Biology and Pathophysiology

The body absorbs 10% (1 to 2 mg) of the iron encountered in dietary sources each day, but has no efficient means of rapidly eliminating excess iron, other than loss of blood. Iron absorption is regulated in the GI tract at the initial part of the small intestine called the duodenum, which lies just beyond the stomach in the digestive tract (Murray 2003; Heli 2011; Geissler 2011).

Following absorption, iron is normally bound to specific storage or transport proteins when not in use; this limits the possibility of excess free iron catalyzing generation of damaging free radicals.

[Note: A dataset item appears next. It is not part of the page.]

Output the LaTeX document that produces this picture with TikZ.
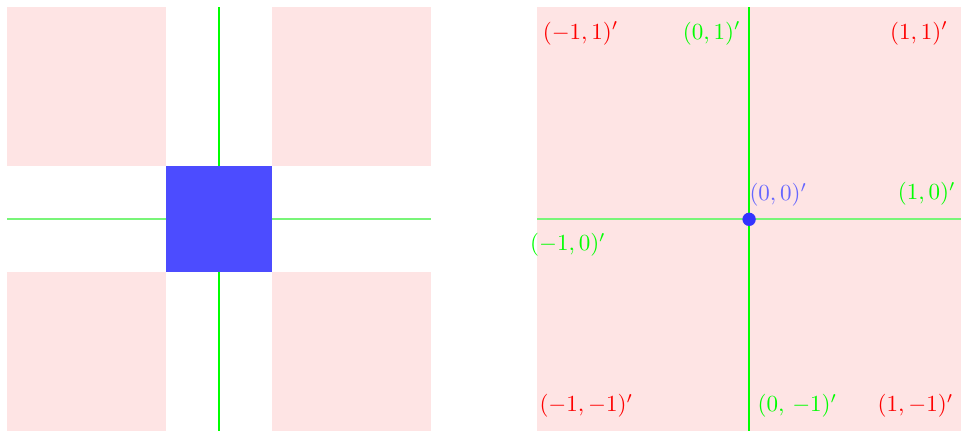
\documentclass[tikz,border=0pt]{standalone}
\definecolor{pinkbg}{RGB}{254,228,228}
\definecolor{linegreen}{RGB}{0,255,0}
\definecolor{hgreen}{RGB}{120,245,120}
\begin{document}
\begin{tikzpicture}[x=46pt,y=46pt,
  pinkfill/.style={fill=pinkbg,draw=none},
  vline/.style={draw=linegreen,line width=0.9pt},
  hline/.style={draw=hgreen,line width=0.95pt},
  redlab/.style={text=red,inner sep=0pt},
  greenlab/.style={text=linegreen,inner sep=0pt},
  bluelab/.style={text=blue!60,inner sep=0pt}]
\useasboundingbox (-2.07,-2) rectangle (7,2.07);
% left panel
\fill[pinkfill] (-2,0.5) rectangle (-0.5,2);
\fill[pinkfill] (0.5,0.5) rectangle (2,2);
\fill[pinkfill] (-2,-2) rectangle (-0.5,-0.5);
\fill[pinkfill] (0.5,-2) rectangle (2,-0.5);
\coordinate (lW) at (-2,0); \coordinate (lE) at (2,0);
\coordinate (lN) at (0,2); \coordinate (lS) at (0,-2);
\path[hline] (lW) -- (lE);
\path[vline] (lN) -- (lS);
\fill[blue!70] (-0.5,-0.5) rectangle (0.5,0.5);
% right panel
\fill[pinkfill] (3,-2) rectangle (7,2);
\coordinate (rW) at (3,0); \coordinate (rE) at (7,0);
\coordinate (rN) at (5,2); \coordinate (rS) at (5,-2);
\path[hline] (rW) -- (rE);
\path[vline] (rN) -- (rS);
\fill[blue!80] (5,0) circle (2.9pt);
\node[redlab] (a) at (3.41,1.754) {$(-1,1)'$};
\node[greenlab] (b) at (4.648,1.754) {$(0,1)'$};
\node[redlab] (c) at (6.603,1.754) {$(1,1)'$};
\node[bluelab] (d) at (5.276,0.232) {$(0,0)'$};
\node[greenlab] (e) at (6.677,0.24) {$(1,0)'$};
\node[greenlab] (f) at (3.29,-0.242) {$(-1,0)'$};
\node[redlab] (g) at (3.463,-1.759) {$(-1,-1)'$};
\node[greenlab] (h) at (5.456,-1.759) {$(0,\,-1)'$};
\node[redlab] (i) at (6.57,-1.759) {$(1,-1)'$};
\end{tikzpicture}
\end{document}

Iron travels through the bloodstream bound to transferrin (an iron transport protein).

Cells that require iron (e.g., red blood cells) express a transferrin receptor on their surface, which captures circulating transferrin and pulls it into the cell, causing it to release the bound iron.

Iron, in excess of what is needed to satisfy metabolic demand, is stored bound to the iron storage protein ferritin (Geissler 2011; Fisher 2007).

Both ferritin and transferrin are used as blood markers to monitor iron load (see Diagnosis below).

Iron overload results from an elevated total body iron pool. There are primary (inherited) and secondary (acquired) causes of iron overload; many involve dysregulation of iron absorption from the gut. However, iron overload secondary to repeated blood transfusions can occur in patients with certain types of anemia (Pietrangelo 2010; Heli 2011).

Despite its many important metabolic roles, iron is a potent free-radical generator. Damaging reactive oxygen species are constantly produced during cellular energy generation. Antioxidant enzymes (e.g., superoxide dismutase and catalase) normally eliminate these pro-oxidant compounds, sparing cells from oxidative damage. Iron, however, can readily convert these reactive oxygen species into damaging hydroxyl radicals that are not cleared by antioxidant enzymes. Hydroxyl radicals can damage DNA and cellular proteins, as well as decrease the integrity of cellular membranes (Marx 1996; Emerit 2001; Heli 2011). Iron balance (homeostasis) in humans is predominantly controlled by limiting intestinal absorption, as well as efficient recycling of the body pool because virtually no iron is excreted (Heli 2011). Iron is unique among dietary nutrients in that both iron deficiency and iron excess are relatively common health concerns; in fact, iron deficiency or overload is a question of a few milligrams of iron (Heli 2011; Cogswell 2009; Fleming 2001).

Iron balance is regulated by the peptide hormone hepcidin (Pigeon 2001). Hepcidin, produced by the liver in response to high iron stores or inflammation, travels though the blood stream to the intestines where it reduces iron absorption. It is thought both genetic and acquired causes of iron overload may share a common mechanism of low hepcidin production (Siddique 2012).

Normal iron absorption (1-2 mg/day) and dysregulated iron absorption differ by only a few milligrams each day, yet this is sufficient to outpace iron loss - approximately 1 mg/day in adult men - which occurs very slowly through the sloughing of gastrointestinal and skin cells (Heli 2011; Murray 2003).

As the total body iron pool rises, its levels exceed the capacity of iron storage and transport proteins (ferritin and transferrin, respectively) to keep it safely bound (Brissot 2012). Increased levels of non-transferrin bound iron in the blood can enter cells, thus increasing free cellular iron levels. It is this free iron that is available for generating free radicals within cells, and is responsible for the cellular and tissue toxicities characteristic of iron overload (Brissot 2012).